The Act renamed it the Board of Governors of the Federal Reserve System and reorganized leadership titles so that the chief executive became the Chairman of the Board of Governors, the second in command became the Vice-Chair, and the other members were titled “Governors”. 

It removed from membership of the Board of Governors the Secretary of the Treasury and the Comptroller of the Currency, who had previously sat on the Board. With their removal, the Board gained greater independence from the executive branch.

The Act also formally established the terms and appointment of Governors.
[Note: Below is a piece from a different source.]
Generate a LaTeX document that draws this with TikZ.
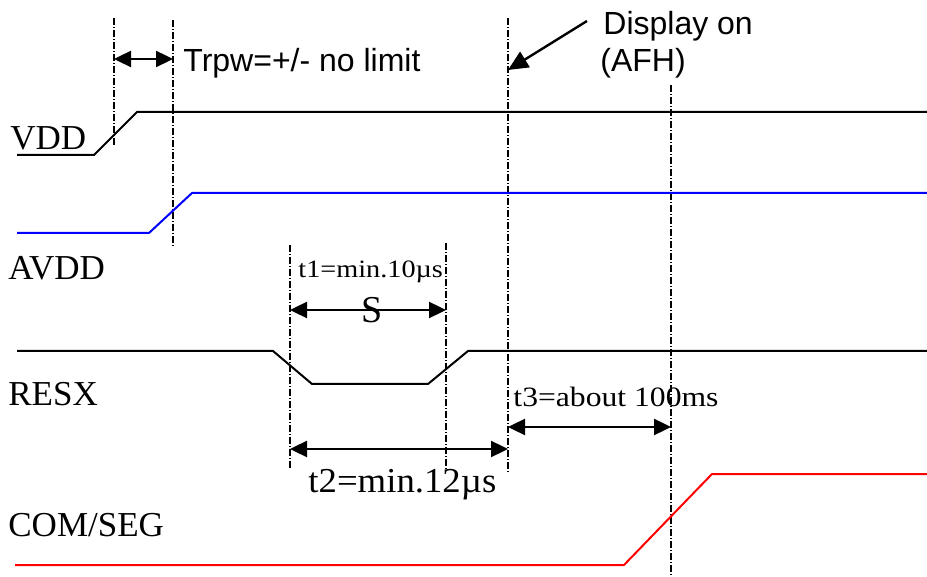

They would be nominated by the President and confirmed by the Senate for staggered, long-term appointments, with the intent of insulating them from direct political influence. 

Another major reform was the re-organisation of the Federal Open Market Committee or FOMC, the body responsible for coordinating open­market operations (buying/selling government securities) and thus influencing credit and money in the economy. 

The Act established the FOMC in its modern form, comprising all seven members of the Board of Governors, plus five regional Reserve Bank presidents, on a rotating basis, as voting members.

The Act also gave the Board of Governors explicit power to set reserve requirements for member banks.

In the 1970s, Congress clarified the goals that monetary policy should pursue. Amendments in 1977 articulated the now familiar mandate to promote maximum employment and stable prices.

There is a lot more to be said about the Federal Reserve. They are unquestionably the most important economic organization on Earth. 

The adjustment of interest rates on the world’s reserve currency, the ability to establish bank reserve limits, and conducting open market operations have profound implications for everything.

Stock markets, real estate, inflation, unemployment, and many other factors, for better or worse, are all dependent on decisions made by the Federal Reserve. 

An institution created in the years preceding the First World War, which was the latest iteration of a national bank first established in the 18th century.